Is there a regexp that you can provide that would: strip everything
non-latin 1 and non-utf8? Even though we'd be losing proper data,
the more important goal is a) not to lose data in the OPML due to
invalid XML, and b) to provide some semblance of readability in
the GUI. Since this problem won't be properly solved until I can
depend on Perl 5.8 everywhere (which I have control over ONLY on
Windows 98, but no where else), an inelegant hack is probably
something we're going to depend on.
I'll already need to do a "require Encode; import Encode;" once I
start fiddling with MD5's (otherwise, Digest::MD5 chokes under
Perl 5.8/Panther), but that's an inelegant "what version of Perl are
we currently using" check for each run.
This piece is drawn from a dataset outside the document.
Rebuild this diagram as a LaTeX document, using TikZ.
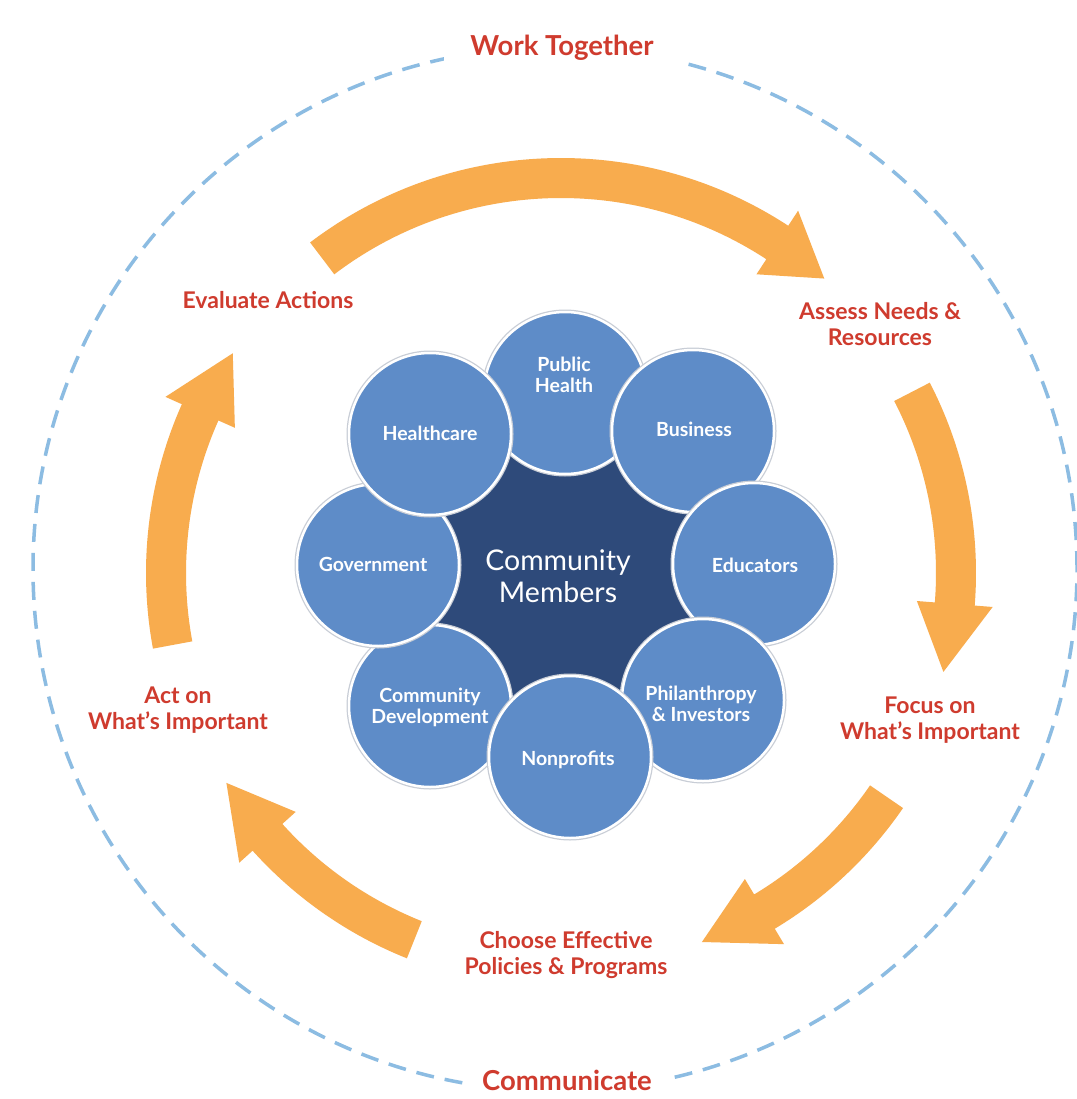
\documentclass[tikz,border=0pt]{standalone}
\usepackage{fontspec}
\setmainfont{Lato}
\definecolor{redtxt}{RGB}{207,59,46}
\definecolor{orng}{RGB}{248,172,78}
\definecolor{cblue}{RGB}{94,140,200}
\definecolor{hubblue}{RGB}{46,74,122}
\definecolor{dashblue}{RGB}{140,188,226}
\definecolor{rimgray}{RGB}{200,205,214}
\newcommand\cycarrow[3]{%
  \fill[arrowfill] (#1:415pt) arc[start angle=#1,end angle=#2,radius=415pt]
    -- (#2:433pt) -- (#3:395pt) -- (#2:357pt) -- (#2:375pt)
    arc[start angle=#2,end angle=#1,radius=375pt] -- cycle;}
\newcommand\memberdisk[3]{%
  \fill[rimgray] (#2,#3) circle[radius=83.5pt];
  \node[member] (#1) at (#2,#3) {};}
\begin{document}
\begin{tikzpicture}[x=1pt,y=1pt,
  redlabel/.style={text=redtxt,font=\bfseries\fontsize{23}{26}\selectfont,align=center,inner sep=0pt},
  biglabel/.style={text=redtxt,font=\bfseries\fontsize{27.5}{30}\selectfont,fill=white,inner ysep=6pt},
  member/.style={circle,fill=cblue,draw=white,line width=2.5pt,minimum size=162pt,inner sep=0pt},
  memtext/.style={text=white,font=\bfseries\fontsize{19.5}{21}\selectfont,align=center,inner sep=0pt},
  hubtext/.style={text=white,font=\fontsize{28.5}{32}\selectfont,align=center,inner sep=0pt},
  arrowfill/.style={fill=orng},
  dashcirc/.style={draw=dashblue,line width=3.5pt,dash pattern=on 18pt off 11pt}]
\useasboundingbox (0,0) rectangle (1076,-1099);
\fill[white] (0,0) rectangle (1076,-1099);

% outer dashed circle
\draw[dashcirc] (555,-569) circle[radius=522pt];
\node[biglabel,inner xsep=26pt] (work) at (562,-48) {Work Together};
\node[biglabel,inner xsep=18pt] (comm) at (567,-1080) {Communicate};

% cycle arrows
\begin{scope}[shift={(561,-573)}]
  \cycarrow{127.2}{56.8}{48.2}
  \cycarrow{27.3}{-4.5}{-14.5}
  \cycarrow{-34.5}{-59}{-69.1}
  \cycarrow{248.2}{222}{212.1}
  \cycarrow{190.5}{156}{146.2}
\end{scope}

% cycle labels
\node[redlabel] (eval) at (268,-300) {Evaluate Actions};
\node[redlabel] (assess) at (880,-324) {Assess Needs \&\\Resources};
\node[redlabel] (focus) at (930,-720) {Focus on\\What’s Important};
\node[redlabel] (choose) at (566,-955) {Choose Effective\\Policies \& Programs};
\node[redlabel] (act) at (178,-710) {Act on\\What’s Important};

% hub
\fill[hubblue] (565,-569) circle[radius=175pt];

% member circles (stacking order as in the reference)
\memberdisk{ph}{565}{-393}
\memberdisk{cd}{430}{-706}
\memberdisk{gov}{378}{-565}
\memberdisk{hc}{430}{-434}
\memberdisk{bus}{693}{-431}
\memberdisk{edu}{754}{-564}
\memberdisk{phil}{703}{-700}
\memberdisk{np}{570}{-757}

\node[hubtext] (hubt) at (558,-576) {Community\\Members};
\node[memtext] (tph) at (564,-375) {Public\\Health};
\node[memtext] (tbus) at (694,-429) {Business};
\node[memtext] (tedu) at (755,-565) {Educators};
\node[memtext] (tphil) at (701,-704) {Philanthropy\\\& Investors};
\node[memtext] (tnp) at (568,-760) {Nonprofits};
\node[memtext] (tcd) at (430,-707) {Community\\Development};
\node[memtext] (tgov) at (373,-564) {Government};
\node[memtext] (thc) at (430,-433) {Healthcare};
\end{tikzpicture}
\end{document}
Sigh.
Logged In: YES
user_id=365576
use utf8; is available in Perl 5.6, only the conversion functions
are not implemented, should be usable to strip all non-ASCII
characters like this:
use utf8;
s/[^\x01-\x7f]//g;
Alternatively, you could encode non-ASCII characters as UTF-
8 entities, like this:
use utf8;
s/([^\x20-\x7f])/sprintf("&#%d;", ord($1)/eg;
*should* work
Logged In: YES
user_id=69804
I'd be much more inclined to attempt to translate them to utf-8
entities: that seems more "right" then just stripping without
making a positive attempt. I'll take a look into it (and yup,
certifiably my mistake on utf8/5.6. blame it on poor usage of
perldoc.com).
Logged In: YES
user_id=69804
Heh, heh. That regular expression (not the "use") fails with
"Unknown error" on ActivePerl 5.6.1. Still investigating. My
test code (for save_my_channels) is:
my $temp; # used for temporary storage.
foreach my $channel ( values %CHANNELS ) {
push @{ $temp->{body}->{outline} }, $channel;
}
my $data = XMLout( $temp, noattr => 0, rootname =>
'opml', xmldecl => 1 );
use utf8; $data =~ s/([^\x20-\x7f])/sprintf("&#%d;",
ord($1)/eg;
my $my_channels = $passed_path ||
get_setting("files_myChannels");
if (open(OPML, ">$my_channels")) { print OPML
$my_channels; close(OPML); }
else { note("There was an error saving your
subscriptions: $!"); return 0; }
Logged In: YES
user_id=69804
Alright, the stripping entirely (no sprintf/ord) works, but
suffers the same sort of visual bug as the decimal encoding:
if the user opens the "My Channels" page before they open
the channels home, they'll see the stripped (or, previously,
decimal) entities. Any idea on the sprintf/ord issue?
Logged In: YES
user_id=69804
Likewise, the OPML file is now bereft of newlines.
Logged In: YES
user_id=69804
Oddly, the reason the sprintf/ord failed was due to a
missing end-parens in the regexp - why I received "unknown
error" and not the syntax warning, I'm not sure. Using the
following script:
#!/usr/bin/perl
use strict;
use utf8;
use LWP::Simple;
my $data = get("http://www.buergerportal.de/xml/RSS");
$data =~ s/([^\x20-\x7f])/sprintf("&#%d;", ord($1))/eg;
I'll receive zillions of errors concerning "Malformed UTF-8
characters", regardless of strict, warnings, etc, and the
resultant output of $data is something I didn't expect (run
it yourself to see - I fear pasting will cause SF's tracker
to interpret the paste incorrectly).
Logged In: YES
user_id=69804
Check the CVS on myChannels.pm ("use utf8;" is now part of
AmphetaDesk.pl, a move that we'll have to use eventually -
might as well start now). Currently, we use your regexp, but
without stripping. Adding in the corrected sprint/ord works
correctly (without a bunch of multibyte-errors), but the
replaced characters always seem to be #0.